На пороге XXI в. отношения между Россией и Китаем выходят на качественно новый уровень. Взаимный культурный интерес привел к тому, что прошедший год прошел под знаком российской культуры в Китае. Текущий же год объявлен годом Китая в России. Именно такое тесное и плодотворное сотрудничество в культурном и интеллектуальном плане позволяет лучше понять и, что главное, принять "чужой" менталитет и "чужую" культуру. В настоящее время не только Россия, но и Европа, весь западный мир, по-новому открывают для себя Китай. Огромное историческое и культурное наследие привлекает многих исследователей, В том числе и исследователей литературного наследия.
Говоря о времени возникновения и утверждения в Китае поэтической традиции, и старые китайские ученые, и современные исследователи в целом единодушно соотносят эти процессы с эпохой династии Чжоу (XI-III вв. до н. э.). Действительно, именно тогда, на рубеже VI-V вв. до н. э., увидел свет первый для Китая литературно-поэтический памятник - антология "Ши цзин", появление которой свидетельствует и о сложении более или менее четко оформленных поэтологических концепций.

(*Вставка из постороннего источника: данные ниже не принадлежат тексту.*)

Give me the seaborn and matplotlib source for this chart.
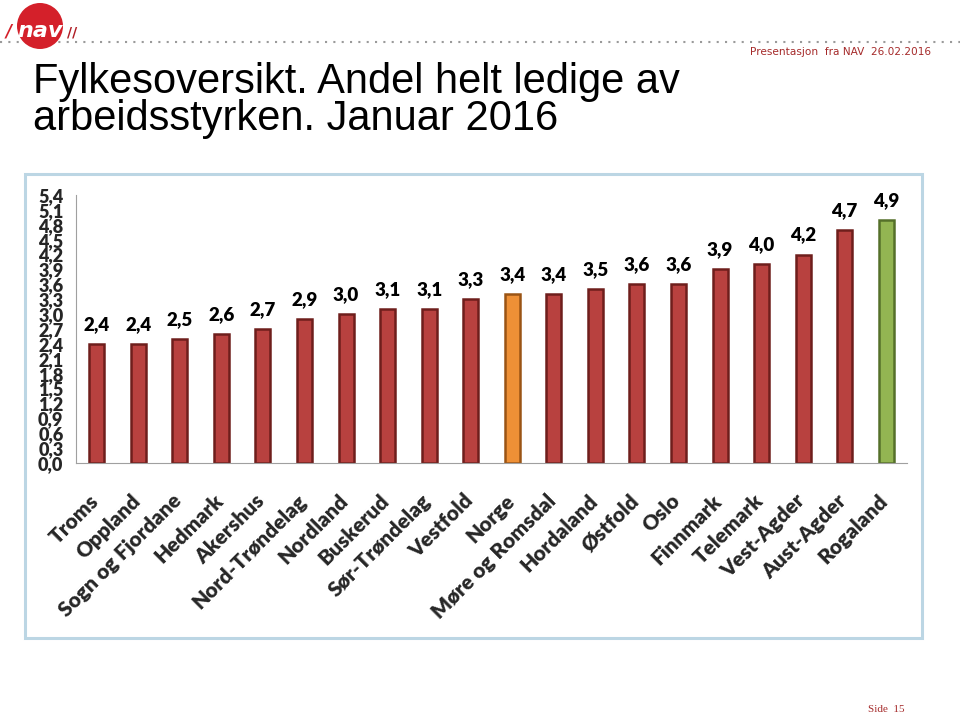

Одной из универсальных типологических черт архаичных обществ является, как известно, обожествление местной поэтической (или песенно-поэтической) традиции. Нередко это воплощается в представлениях о "божественном призвании певца" и о поэтическом вдохновении как о чудесном пророческом даре, порождаемом ниспосланным свыше наитием [3, с. 397-407]. В других случаях появление первостиха считалось равнозначным акту сотворения мира. Если мы сравним в этом отношении Китай и Японию, то увидим, что в последней "порождение и функционирование поэтических (песенных) текстов приравнивалось к становлению и бытованию всего живого, порожденного Небом-Землей в лице божеств Сусаноо и Ситатэру-химэ" [2, с. 63]. В отличие от Китая в Японии архаичные верования оказали заметное воздействие на последующую литературно-теоретическую мысль, что, естественно, несколько облегчает рассмотрение проблемы религиозных истоков японской поэзии.
Несколько иная ситуация наблюдается в Китае. Уже на начальной стадии формирования китайской классической теории литературы (т. е. в эпоху раннего Средневековья) китайские критики обращались к вопросу происхождения национальной поэтической традиции, стоя преимущественно на конфуцианских и натурфилософских позициях.

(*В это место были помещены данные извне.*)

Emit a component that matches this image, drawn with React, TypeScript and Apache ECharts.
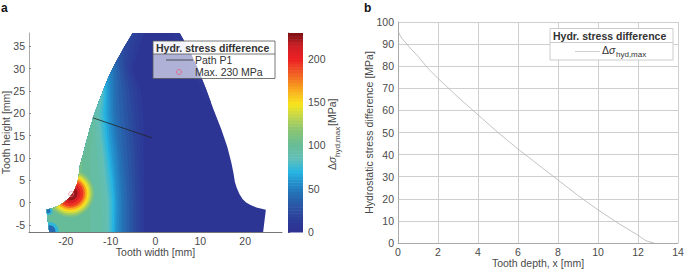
import React, { useEffect, useRef } from "react";
import * as echarts from "echarts";

// ---- panel a: tooth outline [x, y] in mm
const toothX = [-5.1, -7, -9.2, -10.5, -11.7, -12.8, -13.8, -14.7, -15.5, -16.2, -16.9, -17.05, -17.2, -17.5, -17.9, -18.5, -19.3, -20.2, -21.2, -22.5, -24.3, -23.7, 24, 24.6, 22.5, 21.3, 20.2, 19.4, 18.7, 18.1, 17.7, 17.4, 16.9, 16, 14.6, 13, 11.2, 9.3, 7.4, 5.4];
const toothY = [38, 34.8, 30.8, 28, 25, 22.2, 19.3, 16.3, 13.3, 10.6, 8.1, 6.5, 5.4, 4.2, 3.2, 2, 1, 0.2, -0.5, -1.1, -1.6, -6.6, -6.6, -1.6, -1.1, -0.6, 0, 0.8, 1.9, 3.3, 4.6, 6.5, 9, 12.5, 16.6, 20.7, 25.6, 30.4, 34.4, 38];

// contour boundaries: x position of each stress level at each height
const contourRows = [-6.6, 0, 5, 10, 15, 20, 25, 30, 35, 38];
const contourLevels = [12, 16, 20, 25, 30, 35, 40, 45, 50, 55, 60, 65, 70, 75, 80, 85, 90, 95, 100, 108];
const contourX = [
  [-2.5, -2.5, -2.5, -2.6, -2.6, -2.8, -3.2, -5.2, -3.6, -2.5],
  [-3.2, -3.2, -3.2, -3.3, -3.4, -3.7, -4.1, -5.8, -4.8, -3.6],
  [-3.8, -3.8, -3.8, -4, -4.2, -4.5, -5, -6.3, -6, -4.5],
  [-4.4, -4.4, -4.5, -4.7, -5, -5.3, -5.8, -6.9, -7, -6],
  [-5, -5, -5.2, -5.4, -5.8, -6.2, -6.6, -7.4, -8, -8],
  [-5.7, -5.7, -5.9, -6.2, -6.6, -7.1, -7.4, -8, -9, -9],
  [-6.3, -6.3, -6.6, -7, -7.5, -8, -8.2, -8.5, -9.5, -9.5],
  [-6.9, -6.9, -7.2, -7.6, -8.2, -8.7, -8.9, -9, -10, -10],
  [-7.5, -7.5, -7.8, -8.2, -8.8, -9.3, -9.4, -9.5, -10, -10],
  [-8.1, -8, -8.3, -8.7, -9.3, -9.8, -9.9, -10, -11, -11],
  [-8.6, -8.5, -8.8, -9.2, -9.8, -10.2, -10.3, -10.4, -11, -11],
  [-9, -8.9, -9.2, -9.7, -10.3, -10.7, -10.7, -10.8, -12, -12],
  [-9.3, -9.2, -9.6, -10.2, -10.8, -11.2, -11.1, -11.2, -12, -12],
  [-9.7, -9.6, -10, -10.6, -11.2, -11.6, -11.3, -12, -13, -13],
  [-10, -10, -10.5, -11, -11.7, -12, -11.5, -12.5, -13, -13],
  [-10.4, -10.5, -11, -11.5, -12.1, -12.5, -11.8, -13, -14, -14],
  [-10.8, -11, -11.5, -12, -12.6, -13, -12.3, -13.5, -14, -14],
  [-11.8, -12, -12.5, -13, -13.3, -13.6, -13.2, -14, -15, -15],
  [-14.5, -14.5, -14.5, -14.6, -14.2, -14.4, -14, -15, -15, -15],
  [-40, -16.5, -16.5, -16.3, -16, -16.5, -17, -17, -17, -17],
];

// slightly lighter strip along the upper right flank
const stripX = [3.6, 7, 9.5, 11.3, 13.2, 10.5, 7.5, 6];
const stripY = [38, 31, 26.5, 22.5, 22.5, 31, 38, 38];
const stripLevel = 9;

// hot spot at the root fillet: stress level and radius
const hotCentre = [-19, 2.1];
const hotLevels = [112, 125, 138, 150, 165, 180, 195, 210, 225];
const hotRadii = [5.3, 4.9, 4.5, 4.1, 3.7, 3.3, 2.9, 2.3, 1.6];

// low-stress spots at the lower left corner: x, y, level, radius
const spotX = [-23.6, -23.6, -23.9, -23.9];
const spotY = [-6.4, -6.4, -1.9, -1.9];
const spotLevels = [72, 40, 72, 45];
const spotRadii = [2.0, 1.3, 0.9, 0.5];

const pathX = [-14, -0.8];
const pathY = [19, 14.5];
const maxPoint = [-18.8, 1.9];

const toothTicksX = [-20, -10, 0, 10, 20];
const toothTicksY = [-5, 0, 5, 10, 15, 20, 25, 30, 35];
const barTicks = [0, 50, 100, 150, 200];

const colorStops = [0, 15, 30, 45, 58, 70, 85, 100, 120, 135, 148, 165, 180, 200, 215, 230];
const colorValues = ["#2e3192", "#2c3d98", "#2a55a4", "#2571b6", "#2290cc", "#27b6e2", "#62bfb8", "#66bc98", "#8fc66e", "#c6d84a", "#f8e51c", "#f9a91f", "#f26b22", "#ec2024", "#cf1f26", "#7b1113"];

// ---- panel b
const depth = [0, 0.05, 0.1, 0.2, 0.3, 0.6, 1, 1.5, 2, 3, 4, 5, 6, 7, 8, 9, 10, 11, 12, 12.4, 12.8];
const stress = [96, 95, 94, 92.5, 91.5, 88.3, 84.5, 79, 74.5, 66, 58, 50, 42.5, 35.5, 28.5, 21.5, 15, 9, 3.5, 1, 0];

const TEXT = "#4a4a4a";
const FONT = "'Liberation Sans', Arial, sans-serif";

function hex(c: string) {
  return [1, 3, 5].map((i) => parseInt(c.slice(i, i + 2), 16));
}
function colorOf(v: number) {
  let i = 0;
  while (i < colorStops.length - 2 && v > colorStops[i + 1]) i++;
  const t = Math.max(0, Math.min(1, (v - colorStops[i]) / (colorStops[i + 1] - colorStops[i])));
  const a = hex(colorValues[i]);
  const b = hex(colorValues[i + 1]);
  return `rgb(${a.map((x, k) => Math.round(x + (b[k] - x) * t)).join(",")})`;
}

type Item = { kind: string; index: number };
const fieldItems: Item[] = [
  { kind: "base", index: 0 },
  { kind: "strip", index: 0 },
  ...contourLevels.map((_, index) => ({ kind: "band", index })),
  ...spotLevels.map((_, index) => ({ kind: "spot", index })),
  ...hotLevels.map((_, index) => ({ kind: "hot", index })),
];
const barCells = Array.from({ length: 64 }, (_, i) => i);

export default function App() {
  const ref = useRef<HTMLDivElement>(null);
  useEffect(() => {
    document.body.style.margin = "0";
    const chart = echarts.init(ref.current!, undefined, { renderer: "svg" });

    const renderField = (params: any, api: any) => {
      const item = fieldItems[params.dataIndex];
      const outline = toothX.map((x, i) => api.coord([x, toothY[i]]));
      const clipPath = { type: "polygon", shape: { points: outline } };
      if (item.kind === "base") {
        return { type: "polygon", shape: { points: outline }, style: { fill: colorOf(5) } };
      }
      if (item.kind === "strip") {
        const pts = stripX.map((x, i) => api.coord([x, stripY[i]]));
        return { type: "polygon", shape: { points: pts }, clipPath, style: { fill: colorOf(stripLevel) } };
      }
      if (item.kind === "band") {
        const xs = contourX[item.index];
        const pts = contourRows.map((y, i) => api.coord([xs[i], y]));
        pts.push(api.coord([-40, 38]), api.coord([-40, -6.6]));
        return { type: "polygon", shape: { points: pts }, clipPath, style: { fill: colorOf(contourLevels[item.index]) } };
      }
      const isHot = item.kind === "hot";
      const cx = isHot ? hotCentre[0] : spotX[item.index];
      const cy = isHot ? hotCentre[1] : spotY[item.index];
      const r = isHot ? hotRadii[item.index] : spotRadii[item.index];
      const level = isHot ? hotLevels[item.index] : spotLevels[item.index];
      const c = api.coord([cx, cy]);
      return {
        type: "circle",
        shape: { cx: c[0], cy: c[1], r: api.size([r, 0])[0] },
        clipPath,
        style: { fill: colorOf(level) },
      };
    };

    const renderBar = (params: any, api: any) => {
      const step = 230 / barCells.length;
      const lo = params.dataIndex * step;
      const a = api.coord([0, lo + step]);
      const b = api.coord([1, lo]);
      return {
        type: "rect",
        shape: { x: a[0], y: a[1], width: b[0] - a[0], height: b[1] - a[1] + 0.5 },
        style: { fill: colorOf(lo + step / 2) },
      };
    };

    const label = { color: TEXT, fontSize: 10.5, fontFamily: FONT };
    const name = { color: TEXT, fontSize: 10.5, fontFamily: FONT };
    const t = (x: number, y: number, text: string, extra: any = {}) => ({
      type: "text",
      x,
      y,
      z: 102,
      style: { text, fill: "#333", font: `10.5px ${FONT}`, textVerticalAlign: "middle", ...extra },
    });

    chart.setOption({
      animation: false,
      backgroundColor: "#fff",
      grid: [
        { left: 29, top: 33, width: 253, height: 199, outerBoundsMode: "none" },
        { left: 288, top: 33, width: 15, height: 199, outerBoundsMode: "none" },
        { left: 398, top: 22, width: 280, height: 221, outerBoundsMode: "none" },
      ],
      xAxis: [
        {
          gridIndex: 0, type: "value", min: -28.2, max: 28.2,
          name: "Tooth width [mm]", nameLocation: "middle", nameGap: 14, nameMoveOverlap: false, nameTextStyle: name,
          axisLine: { onZero: false, lineStyle: { color: "#777", width: 1 } },
          axisTick: { inside: true, length: 2, lineStyle: { color: "#777" }, customValues: toothTicksX },
          axisLabel: { ...label, margin: 3, customValues: toothTicksX },
          splitLine: { show: false },
        },
        { gridIndex: 1, type: "value", min: 0, max: 1, show: false },
        {
          gridIndex: 2, type: "value", min: 0, max: 14, interval: 2,
          name: "Tooth depth, x [mm]", nameLocation: "middle", nameGap: 14, nameMoveOverlap: false, nameTextStyle: name,
          axisLine: { lineStyle: { color: "#aaa", width: 1 } },
          axisTick: { show: false },
          axisLabel: { ...label, margin: 3 },
          splitLine: { show: true, lineStyle: { color: "#cfcfcf", width: 1 } },
        },
      ],
      yAxis: [
        {
          gridIndex: 0, type: "value", min: -6.6, max: 38,
          name: "Tooth height [mm]", nameLocation: "middle", nameGap: 18, nameMoveOverlap: false, nameTextStyle: name,
          axisLine: { show: true, onZero: false, lineStyle: { color: "#aaa", width: 1 } },
          axisTick: { show: true, inside: true, length: 2, lineStyle: { color: "#888" }, customValues: toothTicksY },
          axisLabel: { ...label, margin: 4, customValues: toothTicksY },
          splitLine: { show: false },
        },
        {
          gridIndex: 1, type: "value", min: 0, max: 230, position: "right",
          axisLine: { show: true, lineStyle: { color: "#666", width: 1 } },
          axisTick: { show: true, inside: false, length: 2, lineStyle: { color: "#666" }, customValues: barTicks },
          axisLabel: { ...label, margin: 5, customValues: barTicks },
          splitLine: { show: false },
        },
        {
          gridIndex: 2, type: "value", min: 0, max: 100, interval: 10,
          name: "Hydrostatic stress difference [MPa]", nameLocation: "middle", nameGap: 24, nameMoveOverlap: false, nameTextStyle: name,
          axisLine: { show: true, lineStyle: { color: "#aaa", width: 1 } },
          axisTick: { show: false },
          axisLabel: { ...label, margin: 4 },
          splitLine: { show: true, lineStyle: { color: "#cfcfcf", width: 1 } },
        },
      ],
      series: [
        { type: "custom", xAxisIndex: 0, yAxisIndex: 0, clip: false, z: 1, renderItem: renderField, data: fieldItems.map((_, i) => [i]), silent: true },
        { type: "line", xAxisIndex: 0, yAxisIndex: 0, z: 3, showSymbol: false, lineStyle: { color: "#222", width: 0.8 }, data: pathX.map((x, i) => [x, pathY[i]]) },
        { type: "scatter", xAxisIndex: 0, yAxisIndex: 0, z: 3, symbol: "circle", symbolSize: 5, itemStyle: { color: "transparent", borderColor: "#ef7f93", borderWidth: 0.8 }, data: [maxPoint] },
        { type: "custom", xAxisIndex: 1, yAxisIndex: 1, clip: false, z: 1, renderItem: renderBar, data: barCells.map((i) => [i]), silent: true },
        { type: "line", xAxisIndex: 2, yAxisIndex: 2, z: 3, showSymbol: false, lineStyle: { color: "#b4b4b4", width: 0.8 }, data: depth.map((x, i) => [x, stress[i]]) },
      ],
      graphic: [
        { type: "text", x: 1, y: 8, z: 102, style: { text: "a", fill: "#111", font: `bold 12px ${FONT}`, textVerticalAlign: "middle" } },
        { type: "text", x: 364, y: 8, z: 102, style: { text: "b", fill: "#111", font: `bold 12px ${FONT}`, textVerticalAlign: "middle" } },
        // colour bar title, rotated
        {
          type: "group", x: 332, y: 170, rotation: Math.PI / 2, z: 102,
          children: [
            { type: "text", x: 0, y: 0, z: 102, style: { text: "Δ", fill: TEXT, font: `10.5px ${FONT}`, textVerticalAlign: "middle" } },
            { type: "text", x: 7, y: 0, z: 102, style: { text: "σ", fill: TEXT, font: `italic 10.5px ${FONT}`, textVerticalAlign: "middle" } },
            { type: "text", x: 13, y: 5, z: 102, style: { text: "hyd,max", fill: TEXT, font: `8px ${FONT}`, textVerticalAlign: "middle" } },
            { type: "text", x: 44, y: 0, z: 102, style: { text: "[MPa]", fill: TEXT, font: `10.5px ${FONT}`, textVerticalAlign: "middle" } },
          ],
        },
        // legend of panel a
        { type: "rect", z: 100, shape: { x: 153, y: 41, width: 122, height: 13 }, style: { fill: "rgba(255,255,255,0.95)" } },
        { type: "rect", z: 100, shape: { x: 153, y: 54, width: 122, height: 24.5 }, style: { fill: "rgba(255,255,255,0.62)" } },
        { type: "rect", z: 101, shape: { x: 153, y: 41, width: 122, height: 37.5 }, style: { fill: "none", stroke: "#555", lineWidth: 0.8 } },
        { type: "line", z: 101, shape: { x1: 153, y1: 54, x2: 275, y2: 54 }, style: { stroke: "#555", lineWidth: 0.8 } },
        t(156, 47.5, "Hydr. stress difference", { font: `bold 10.5px ${FONT}` }),
        { type: "line", z: 101, shape: { x1: 166, y1: 60, x2: 193, y2: 60 }, style: { stroke: "#333", lineWidth: 0.8 } },
        t(195, 60, "Path P1"),
        { type: "circle", z: 101, shape: { cx: 179, cy: 72, r: 2.5 }, style: { fill: "none", stroke: "#e8607a", lineWidth: 0.8 } },
        t(195, 71.5, "Max. 230 MPa"),
        // legend of panel b
        { type: "rect", z: 100, shape: { x: 550, y: 28.5, width: 123, height: 31.5 }, style: { fill: "#fff", stroke: "#ccc", lineWidth: 1 } },
        { type: "line", z: 101, shape: { x1: 550, y1: 42.5, x2: 673, y2: 42.5 }, style: { stroke: "#ccc", lineWidth: 1 } },
        t(553, 35.5, "Hydr. stress difference", { font: `bold 10.5px ${FONT}` }),
        { type: "line", z: 101, shape: { x1: 575, y1: 51.5, x2: 600, y2: 51.5 }, style: { stroke: "#c4c4c4", lineWidth: 0.8 } },
        t(602, 49.5, "Δ"),
        t(609, 49.5, "σ", { font: `italic 10.5px ${FONT}` }),
        t(616, 54.5, "hyd,max", { font: `8px ${FONT}` }),
      ],
    });
    return () => chart.dispose();
  }, []);
  return <div ref={ref} style={{ width: 685, height: 270 }} />;
}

Вполне вероятно, что своим рационализмом раннесредневековая литературная критика обязана влиянию историографии и общественно-политической мысли, где уже в ханьский период натурфилософское осмысление мира превратилось в доминанту. К тому же в Китае отсутствовала, как это принято считать в синологии, четко выраженная идея акта космического творения как результата усилий некоего божества-демиурга [8, s. 230], что уже само по себе препятствовало развитию представлений о происхождении поэтического творчества, аналогичных тем, которые были характерны для древней Японии.
В любом случае идейные особенности раннесредневековой литературно-теоретической мысли заставляют говорить о том, что в Китае тенденция к обожествлению национального поэтического творчества либо вообще по каким-то причинам отсутствовала, либо же еще в древности утратила свою силу в результате утверждения натурфилософских и философских (конфуцианских) концепций. Поэтому не удивительно, что вопрос о возможных архаико-религиозных истоках китайской поэзии и ее религиозных функциях, как правило, не поднимается в современных синологических исследованиях. И все же "рационалистичность" китайской поэзии (как, впрочем, и многих других общекультурных феноменов древнего и раннесредневекового Китая) явно преувеличивается. На самом деле в чжоуских и ханьских памятниках содержится немало рудиментов и дериватов архаичных преданий, которые однозначно свидетельствуют в пользу существования в Китае искомого комплекса представлений, а именно веры в божественное происхождение поэтического (песенно-поэтического) творчества как дара, ниспосланного свыше [6, с. 229-232].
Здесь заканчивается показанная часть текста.